_COLLECTED MATERIAL_
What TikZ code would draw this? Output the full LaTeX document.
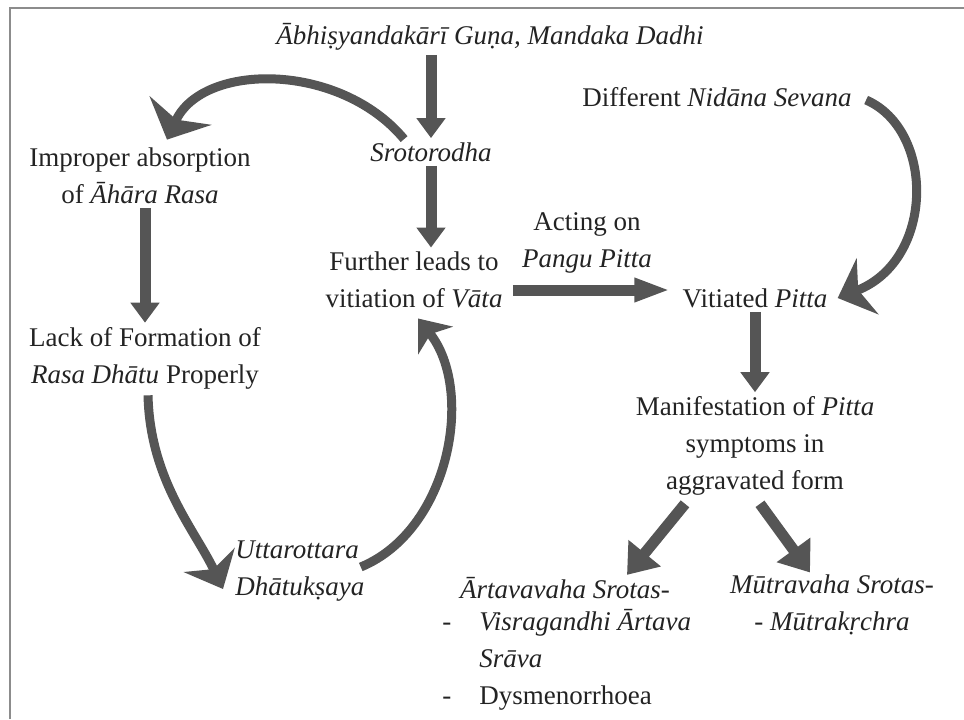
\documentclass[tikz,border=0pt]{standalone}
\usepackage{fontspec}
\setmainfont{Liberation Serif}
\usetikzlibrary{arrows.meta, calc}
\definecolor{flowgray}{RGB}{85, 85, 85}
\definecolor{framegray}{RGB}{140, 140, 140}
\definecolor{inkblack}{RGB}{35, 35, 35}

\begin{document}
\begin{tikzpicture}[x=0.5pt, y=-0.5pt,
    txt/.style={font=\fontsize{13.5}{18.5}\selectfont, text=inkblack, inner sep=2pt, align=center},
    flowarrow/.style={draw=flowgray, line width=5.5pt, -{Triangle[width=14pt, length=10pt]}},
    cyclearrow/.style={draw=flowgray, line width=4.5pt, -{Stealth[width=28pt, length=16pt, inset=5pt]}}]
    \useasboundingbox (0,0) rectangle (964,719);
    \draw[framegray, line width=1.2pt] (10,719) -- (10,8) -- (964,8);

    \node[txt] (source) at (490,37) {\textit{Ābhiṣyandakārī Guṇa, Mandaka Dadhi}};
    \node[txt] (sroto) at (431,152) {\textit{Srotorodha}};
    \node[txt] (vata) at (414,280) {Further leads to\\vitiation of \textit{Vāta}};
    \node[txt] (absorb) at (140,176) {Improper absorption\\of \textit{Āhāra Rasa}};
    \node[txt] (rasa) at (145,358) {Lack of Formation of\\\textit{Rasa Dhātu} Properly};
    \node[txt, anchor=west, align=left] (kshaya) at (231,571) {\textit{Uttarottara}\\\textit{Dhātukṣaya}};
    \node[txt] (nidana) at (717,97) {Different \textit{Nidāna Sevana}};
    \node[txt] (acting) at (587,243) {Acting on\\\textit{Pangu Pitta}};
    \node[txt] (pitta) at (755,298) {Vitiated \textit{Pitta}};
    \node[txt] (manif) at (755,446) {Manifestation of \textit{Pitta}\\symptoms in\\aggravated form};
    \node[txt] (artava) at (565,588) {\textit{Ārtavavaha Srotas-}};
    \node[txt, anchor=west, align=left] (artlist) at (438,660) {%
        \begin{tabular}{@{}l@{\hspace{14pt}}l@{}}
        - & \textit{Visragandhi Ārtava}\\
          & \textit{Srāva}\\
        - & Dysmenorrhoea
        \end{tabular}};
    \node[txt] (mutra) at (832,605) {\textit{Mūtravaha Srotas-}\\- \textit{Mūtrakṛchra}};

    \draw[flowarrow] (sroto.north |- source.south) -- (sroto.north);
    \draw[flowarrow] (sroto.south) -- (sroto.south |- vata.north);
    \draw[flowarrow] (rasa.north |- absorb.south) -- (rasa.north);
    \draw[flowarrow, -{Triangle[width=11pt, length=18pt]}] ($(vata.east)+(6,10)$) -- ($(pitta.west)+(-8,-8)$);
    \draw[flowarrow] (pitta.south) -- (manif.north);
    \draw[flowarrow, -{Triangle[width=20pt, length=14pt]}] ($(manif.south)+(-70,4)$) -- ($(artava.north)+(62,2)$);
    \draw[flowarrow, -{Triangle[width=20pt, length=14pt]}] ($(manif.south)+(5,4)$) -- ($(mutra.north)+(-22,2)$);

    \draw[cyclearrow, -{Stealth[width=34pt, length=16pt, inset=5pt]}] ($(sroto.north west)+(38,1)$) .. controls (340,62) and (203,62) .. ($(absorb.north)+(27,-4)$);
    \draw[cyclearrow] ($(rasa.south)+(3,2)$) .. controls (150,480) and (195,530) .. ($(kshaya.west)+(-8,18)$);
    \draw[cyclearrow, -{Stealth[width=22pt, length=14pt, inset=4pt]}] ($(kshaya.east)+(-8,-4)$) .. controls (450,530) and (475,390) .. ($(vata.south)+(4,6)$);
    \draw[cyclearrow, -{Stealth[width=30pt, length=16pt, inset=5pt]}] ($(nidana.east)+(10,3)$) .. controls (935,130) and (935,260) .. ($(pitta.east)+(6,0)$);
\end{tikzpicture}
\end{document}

_WHAT IS EXPECTED_
All the lines above are to be given again exactly as they read, with the pictures removed.

_WRITTEN ANSWER_
What TikZ code would draw this? Output the full LaTeX document.
\documentclass[tikz,border=0pt]{standalone}
\usepackage{fontspec}
\setmainfont{Liberation Serif}
\usetikzlibrary{arrows.meta, calc}
\definecolor{flowgray}{RGB}{85, 85, 85}
\definecolor{framegray}{RGB}{140, 140, 140}
\definecolor{inkblack}{RGB}{35, 35, 35}

\begin{document}
\begin{tikzpicture}[x=0.5pt, y=-0.5pt,
    txt/.style={font=\fontsize{13.5}{18.5}\selectfont, text=inkblack, inner sep=2pt, align=center},
    flowarrow/.style={draw=flowgray, line width=5.5pt, -{Triangle[width=14pt, length=10pt]}},
    cyclearrow/.style={draw=flowgray, line width=4.5pt, -{Stealth[width=28pt, length=16pt, inset=5pt]}}]
    \useasboundingbox (0,0) rectangle (964,719);
    \draw[framegray, line width=1.2pt] (10,719) -- (10,8) -- (964,8);

    \node[txt] (source) at (490,37) {\textit{Ābhiṣyandakārī Guṇa, Mandaka Dadhi}};
    \node[txt] (sroto) at (431,152) {\textit{Srotorodha}};
    \node[txt] (vata) at (414,280) {Further leads to\\vitiation of \textit{Vāta}};
    \node[txt] (absorb) at (140,176) {Improper absorption\\of \textit{Āhāra Rasa}};
    \node[txt] (rasa) at (145,358) {Lack of Formation of\\\textit{Rasa Dhātu} Properly};
    \node[txt, anchor=west, align=left] (kshaya) at (231,571) {\textit{Uttarottara}\\\textit{Dhātukṣaya}};
    \node[txt] (nidana) at (717,97) {Different \textit{Nidāna Sevana}};
    \node[txt] (acting) at (587,243) {Acting on\\\textit{Pangu Pitta}};
    \node[txt] (pitta) at (755,298) {Vitiated \textit{Pitta}};
    \node[txt] (manif) at (755,446) {Manifestation of \textit{Pitta}\\symptoms in\\aggravated form};
    \node[txt] (artava) at (565,588) {\textit{Ārtavavaha Srotas-}};
    \node[txt, anchor=west, align=left] (artlist) at (438,660) {%
        \begin{tabular}{@{}l@{\hspace{14pt}}l@{}}
        - & \textit{Visragandhi Ārtava}\\
          & \textit{Srāva}\\
        - & Dysmenorrhoea
        \end{tabular}};
    \node[txt] (mutra) at (832,605) {\textit{Mūtravaha Srotas-}\\- \textit{Mūtrakṛchra}};

    \draw[flowarrow] (sroto.north |- source.south) -- (sroto.north);
    \draw[flowarrow] (sroto.south) -- (sroto.south |- vata.north);
    \draw[flowarrow] (rasa.north |- absorb.south) -- (rasa.north);
    \draw[flowarrow, -{Triangle[width=11pt, length=18pt]}] ($(vata.east)+(6,10)$) -- ($(pitta.west)+(-8,-8)$);
    \draw[flowarrow] (pitta.south) -- (manif.north);
    \draw[flowarrow, -{Triangle[width=20pt, length=14pt]}] ($(manif.south)+(-70,4)$) -- ($(artava.north)+(62,2)$);
    \draw[flowarrow, -{Triangle[width=20pt, length=14pt]}] ($(manif.south)+(5,4)$) -- ($(mutra.north)+(-22,2)$);

    \draw[cyclearrow, -{Stealth[width=34pt, length=16pt, inset=5pt]}] ($(sroto.north west)+(38,1)$) .. controls (340,62) and (203,62) .. ($(absorb.north)+(27,-4)$);
    \draw[cyclearrow] ($(rasa.south)+(3,2)$) .. controls (150,480) and (195,530) .. ($(kshaya.west)+(-8,18)$);
    \draw[cyclearrow, -{Stealth[width=22pt, length=14pt, inset=4pt]}] ($(kshaya.east)+(-8,-4)$) .. controls (450,530) and (475,390) .. ($(vata.south)+(4,6)$);
    \draw[cyclearrow, -{Stealth[width=30pt, length=16pt, inset=5pt]}] ($(nidana.east)+(10,3)$) .. controls (935,130) and (935,260) .. ($(pitta.east)+(6,0)$);
\end{tikzpicture}
\end{document}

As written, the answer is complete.